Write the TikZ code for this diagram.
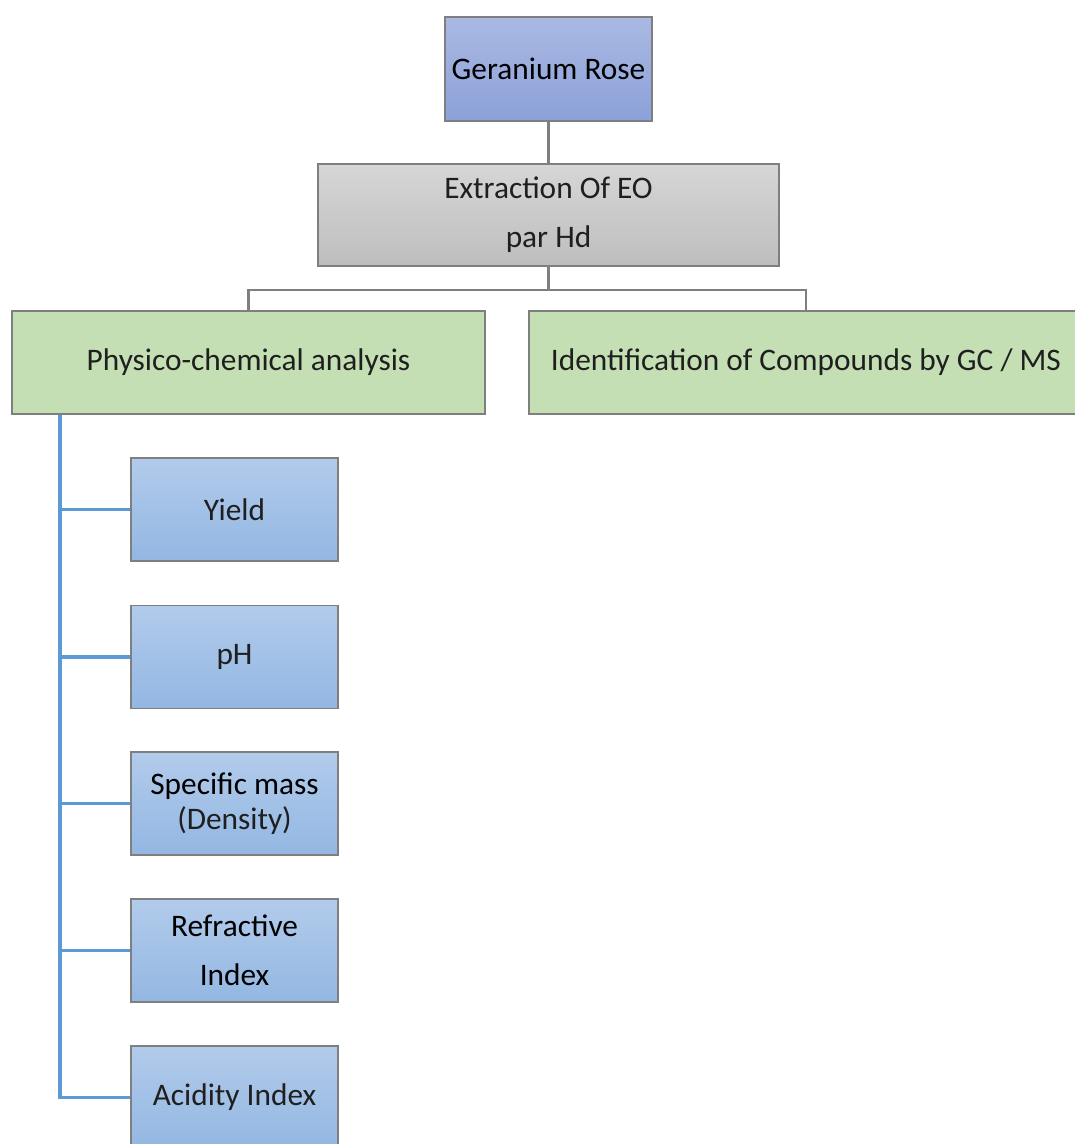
\documentclass[tikz,border=0pt]{standalone}
\usepackage{fontspec}
\setmainfont{Carlito}
\usetikzlibrary{calc}

\definecolor{boxedge}{HTML}{7F7F7F}
\definecolor{linkgray}{HTML}{7F7F7F}
\definecolor{linkblue}{HTML}{5B9BD5}
\definecolor{roseTop}{HTML}{AAB9E3}
\definecolor{roseBot}{HTML}{8CA1D9}
\definecolor{greyTop}{HTML}{D6D6D6}
\definecolor{greyBot}{HTML}{BEBEBE}
\definecolor{leafgreen}{HTML}{C5DFB4}
\definecolor{testTop}{HTML}{B2CBEB}
\definecolor{testBot}{HTML}{93B7E2}

\tikzset{
  box/.style={draw=boxedge, line width=0.9pt, align=center, inner sep=0pt,
    font=\fontsize{23.5}{28}\selectfont, text=black!88},
  rosebox/.style={box, top color=roseTop, bottom color=roseBot, text=black,
    minimum width=155.25pt, minimum height=78pt},
  extractbox/.style={box, top color=greyTop, bottom color=greyBot,
    minimum width=345.75pt, minimum height=76.5pt},
  analysisbox/.style={box, fill=leafgreen, minimum height=77.25pt},
  testbox/.style={box, top color=testTop, bottom color=testBot,
    minimum width=155.25pt, minimum height=77.25pt},
  graylink/.style={draw=linkgray, line width=1.6pt},
  bluelink/.style={draw=linkblue, line width=2.3pt}
}

\begin{document}
\begin{tikzpicture}[x=0.75pt, y=-0.75pt]
  % page frame
  \useasboundingbox (0,0) rectangle (1074,1144);

  % top of the tree
  \node[rosebox] (rose) at (548.5,69) {Geranium Rose};
  \node[extractbox] (ext) at (548.5,215)
    {Extraction Of EO\\[9pt]par Hd};

  % the two branches
  \node[analysisbox, minimum width=354.75pt] (phy) at (248.5,362.5)
    {Physico-chemical analysis};
  \node[analysisbox, minimum width=415.5pt] (gcms) at (806,362.5)
    {Identification of Compounds by GC / MS};

  % the tests
  \node[testbox] (yield) at (234.5,509.5) {Yield};
  \node[testbox] (ph) at (234.5,657) {pH};
  \node[testbox, text=black] (dens) at (234.5,803.5)
    {Specific mass\\[-2pt]{\color{black!88}(Density)}};
  \node[testbox, text=black] (refr) at (234.5,950.5)
    {Refractive\\[9pt]Index};
  \node[testbox] (acid) at (234.5,1097.5) {Acidity Index};

  % gray links
  \draw[graylink] (rose.south) -- (ext.north);
  \draw[graylink] (ext.south) -- ++(0,23) -| (phy.north);
  \draw[graylink] (ext.south) -- ++(0,23) -| (gcms.north);

  % blue links
  \coordinate (trunk) at (phy.south -| 60,0);
  \foreach \t in {yield,ph,dens,refr,acid}
    \draw[bluelink] (trunk) |- (\t.west);

\end{tikzpicture}
\end{document}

+ + + + + + +

Exercise =>
Give back the whole listing as it stands, minus its pictures.

Exercise solution =>
Write the TikZ code for this diagram.
\documentclass[tikz,border=0pt]{standalone}
\usepackage{fontspec}
\setmainfont{Carlito}
\usetikzlibrary{calc}

\definecolor{boxedge}{HTML}{7F7F7F}
\definecolor{linkgray}{HTML}{7F7F7F}
\definecolor{linkblue}{HTML}{5B9BD5}
\definecolor{roseTop}{HTML}{AAB9E3}
\definecolor{roseBot}{HTML}{8CA1D9}
\definecolor{greyTop}{HTML}{D6D6D6}
\definecolor{greyBot}{HTML}{BEBEBE}
\definecolor{leafgreen}{HTML}{C5DFB4}
\definecolor{testTop}{HTML}{B2CBEB}
\definecolor{testBot}{HTML}{93B7E2}

\tikzset{
  box/.style={draw=boxedge, line width=0.9pt, align=center, inner sep=0pt,
    font=\fontsize{23.5}{28}\selectfont, text=black!88},
  rosebox/.style={box, top color=roseTop, bottom color=roseBot, text=black,
    minimum width=155.25pt, minimum height=78pt},
  extractbox/.style={box, top color=greyTop, bottom color=greyBot,
    minimum width=345.75pt, minimum height=76.5pt},
  analysisbox/.style={box, fill=leafgreen, minimum height=77.25pt},
  testbox/.style={box, top color=testTop, bottom color=testBot,
    minimum width=155.25pt, minimum height=77.25pt},
  graylink/.style={draw=linkgray, line width=1.6pt},
  bluelink/.style={draw=linkblue, line width=2.3pt}
}

\begin{document}
\begin{tikzpicture}[x=0.75pt, y=-0.75pt]
  % page frame
  \useasboundingbox (0,0) rectangle (1074,1144);

  % top of the tree
  \node[rosebox] (rose) at (548.5,69) {Geranium Rose};
  \node[extractbox] (ext) at (548.5,215)
    {Extraction Of EO\\[9pt]par Hd};

  % the two branches
  \node[analysisbox, minimum width=354.75pt] (phy) at (248.5,362.5)
    {Physico-chemical analysis};
  \node[analysisbox, minimum width=415.5pt] (gcms) at (806,362.5)
    {Identification of Compounds by GC / MS};

  % the tests
  \node[testbox] (yield) at (234.5,509.5) {Yield};
  \node[testbox] (ph) at (234.5,657) {pH};
  \node[testbox, text=black] (dens) at (234.5,803.5)
    {Specific mass\\[-2pt]{\color{black!88}(Density)}};
  \node[testbox, text=black] (refr) at (234.5,950.5)
    {Refractive\\[9pt]Index};
  \node[testbox] (acid) at (234.5,1097.5) {Acidity Index};

  % gray links
  \draw[graylink] (rose.south) -- (ext.north);
  \draw[graylink] (ext.south) -- ++(0,23) -| (phy.north);
  \draw[graylink] (ext.south) -- ++(0,23) -| (gcms.north);

  % blue links
  \coordinate (trunk) at (phy.south -| 60,0);
  \foreach \t in {yield,ph,dens,refr,acid}
    \draw[bluelink] (trunk) |- (\t.west);

\end{tikzpicture}
\end{document}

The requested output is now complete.